▶ _STATED PROBLEM_
Go from the first line to the line with "plt.rcParams['mathtext.default'] = 'bf'" and return those lines verbatim, ends included.

▶ _PROVIDED DATA_
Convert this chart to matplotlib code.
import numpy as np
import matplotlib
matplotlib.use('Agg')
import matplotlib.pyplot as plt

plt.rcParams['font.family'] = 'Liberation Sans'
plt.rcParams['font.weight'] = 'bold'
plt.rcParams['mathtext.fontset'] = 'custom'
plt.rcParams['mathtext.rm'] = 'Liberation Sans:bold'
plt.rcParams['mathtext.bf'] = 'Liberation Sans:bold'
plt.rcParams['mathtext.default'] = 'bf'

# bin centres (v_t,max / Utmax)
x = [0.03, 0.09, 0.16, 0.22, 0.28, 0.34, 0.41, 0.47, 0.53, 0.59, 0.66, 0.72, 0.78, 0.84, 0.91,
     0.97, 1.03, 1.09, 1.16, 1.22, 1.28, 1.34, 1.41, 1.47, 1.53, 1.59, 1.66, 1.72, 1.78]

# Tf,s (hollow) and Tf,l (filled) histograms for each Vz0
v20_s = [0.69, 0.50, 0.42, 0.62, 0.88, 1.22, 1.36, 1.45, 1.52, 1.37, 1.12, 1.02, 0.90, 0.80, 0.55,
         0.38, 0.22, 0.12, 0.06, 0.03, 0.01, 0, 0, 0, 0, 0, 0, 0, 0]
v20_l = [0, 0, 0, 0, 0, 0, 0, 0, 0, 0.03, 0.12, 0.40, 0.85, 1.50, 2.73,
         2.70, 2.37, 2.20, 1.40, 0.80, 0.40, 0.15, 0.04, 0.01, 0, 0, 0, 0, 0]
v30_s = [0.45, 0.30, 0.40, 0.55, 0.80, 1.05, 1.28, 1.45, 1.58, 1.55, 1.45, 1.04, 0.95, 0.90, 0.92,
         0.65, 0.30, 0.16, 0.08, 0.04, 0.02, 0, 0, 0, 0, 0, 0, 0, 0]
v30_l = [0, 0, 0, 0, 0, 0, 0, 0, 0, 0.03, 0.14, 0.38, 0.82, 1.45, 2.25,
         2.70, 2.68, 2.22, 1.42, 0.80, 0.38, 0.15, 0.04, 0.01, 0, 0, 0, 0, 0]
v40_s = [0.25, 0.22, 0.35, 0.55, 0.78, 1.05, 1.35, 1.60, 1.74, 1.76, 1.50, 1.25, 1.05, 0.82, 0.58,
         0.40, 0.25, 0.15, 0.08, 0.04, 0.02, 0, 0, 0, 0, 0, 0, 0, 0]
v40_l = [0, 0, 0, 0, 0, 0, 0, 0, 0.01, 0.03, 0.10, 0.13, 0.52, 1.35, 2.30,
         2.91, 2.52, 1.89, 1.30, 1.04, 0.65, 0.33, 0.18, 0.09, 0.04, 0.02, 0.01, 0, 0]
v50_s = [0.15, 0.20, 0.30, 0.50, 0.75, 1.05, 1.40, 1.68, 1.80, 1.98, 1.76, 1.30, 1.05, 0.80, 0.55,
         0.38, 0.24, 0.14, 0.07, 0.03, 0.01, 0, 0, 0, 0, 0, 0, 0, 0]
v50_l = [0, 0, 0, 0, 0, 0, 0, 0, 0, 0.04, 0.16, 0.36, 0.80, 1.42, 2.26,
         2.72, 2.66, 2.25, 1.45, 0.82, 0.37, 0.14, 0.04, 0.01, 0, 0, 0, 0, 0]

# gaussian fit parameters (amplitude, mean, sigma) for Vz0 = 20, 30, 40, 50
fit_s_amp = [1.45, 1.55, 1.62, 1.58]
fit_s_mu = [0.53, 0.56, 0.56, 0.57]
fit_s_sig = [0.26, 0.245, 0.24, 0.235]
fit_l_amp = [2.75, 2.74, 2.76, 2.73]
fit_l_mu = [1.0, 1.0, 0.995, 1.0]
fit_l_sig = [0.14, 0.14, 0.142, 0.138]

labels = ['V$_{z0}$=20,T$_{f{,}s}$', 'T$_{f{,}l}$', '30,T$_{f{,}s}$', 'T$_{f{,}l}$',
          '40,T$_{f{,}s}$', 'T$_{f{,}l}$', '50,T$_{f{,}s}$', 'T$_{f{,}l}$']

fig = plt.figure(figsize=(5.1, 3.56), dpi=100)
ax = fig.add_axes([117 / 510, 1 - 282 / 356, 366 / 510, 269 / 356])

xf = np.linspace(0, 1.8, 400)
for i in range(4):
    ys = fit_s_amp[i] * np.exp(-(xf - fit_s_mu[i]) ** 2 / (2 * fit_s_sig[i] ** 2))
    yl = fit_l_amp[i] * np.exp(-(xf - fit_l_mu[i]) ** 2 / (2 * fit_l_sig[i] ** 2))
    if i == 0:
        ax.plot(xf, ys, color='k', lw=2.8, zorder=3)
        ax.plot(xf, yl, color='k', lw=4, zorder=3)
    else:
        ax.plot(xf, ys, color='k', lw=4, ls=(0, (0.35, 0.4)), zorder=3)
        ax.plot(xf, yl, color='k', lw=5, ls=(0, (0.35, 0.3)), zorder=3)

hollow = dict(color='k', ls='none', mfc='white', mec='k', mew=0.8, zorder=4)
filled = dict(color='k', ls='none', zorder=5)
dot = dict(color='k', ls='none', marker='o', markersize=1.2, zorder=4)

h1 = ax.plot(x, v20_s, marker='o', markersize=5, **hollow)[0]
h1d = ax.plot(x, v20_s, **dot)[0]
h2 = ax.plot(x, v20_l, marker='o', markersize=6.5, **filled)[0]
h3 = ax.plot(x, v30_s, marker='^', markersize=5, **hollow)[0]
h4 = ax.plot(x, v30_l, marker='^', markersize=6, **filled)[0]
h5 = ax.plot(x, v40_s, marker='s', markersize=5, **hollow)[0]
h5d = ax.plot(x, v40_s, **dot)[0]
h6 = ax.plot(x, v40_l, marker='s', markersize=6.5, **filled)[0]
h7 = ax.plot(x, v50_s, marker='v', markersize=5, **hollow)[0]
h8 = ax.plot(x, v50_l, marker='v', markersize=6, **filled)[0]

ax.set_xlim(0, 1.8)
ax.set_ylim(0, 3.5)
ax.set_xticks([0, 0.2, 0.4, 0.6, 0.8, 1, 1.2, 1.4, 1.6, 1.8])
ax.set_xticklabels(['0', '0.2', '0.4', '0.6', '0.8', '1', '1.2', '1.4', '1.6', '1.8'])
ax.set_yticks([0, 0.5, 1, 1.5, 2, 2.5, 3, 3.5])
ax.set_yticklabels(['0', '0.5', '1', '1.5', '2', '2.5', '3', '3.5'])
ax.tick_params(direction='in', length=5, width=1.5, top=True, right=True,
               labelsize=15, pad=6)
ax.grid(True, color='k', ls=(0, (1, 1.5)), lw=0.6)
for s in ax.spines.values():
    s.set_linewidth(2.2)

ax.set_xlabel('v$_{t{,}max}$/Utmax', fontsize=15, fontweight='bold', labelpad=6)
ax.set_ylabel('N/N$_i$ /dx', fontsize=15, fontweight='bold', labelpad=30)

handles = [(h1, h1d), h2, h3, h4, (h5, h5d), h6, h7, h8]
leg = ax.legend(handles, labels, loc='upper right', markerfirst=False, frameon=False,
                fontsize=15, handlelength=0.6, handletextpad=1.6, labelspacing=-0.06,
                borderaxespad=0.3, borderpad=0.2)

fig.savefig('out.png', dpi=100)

▶ _RESPONSE TO THIS TASK_
Convert this chart to matplotlib code.
import numpy as np
import matplotlib
matplotlib.use('Agg')
import matplotlib.pyplot as plt

plt.rcParams['font.family'] = 'Liberation Sans'
plt.rcParams['font.weight'] = 'bold'
plt.rcParams['mathtext.fontset'] = 'custom'
plt.rcParams['mathtext.rm'] = 'Liberation Sans:bold'
plt.rcParams['mathtext.bf'] = 'Liberation Sans:bold'
plt.rcParams['mathtext.default'] = 'bf'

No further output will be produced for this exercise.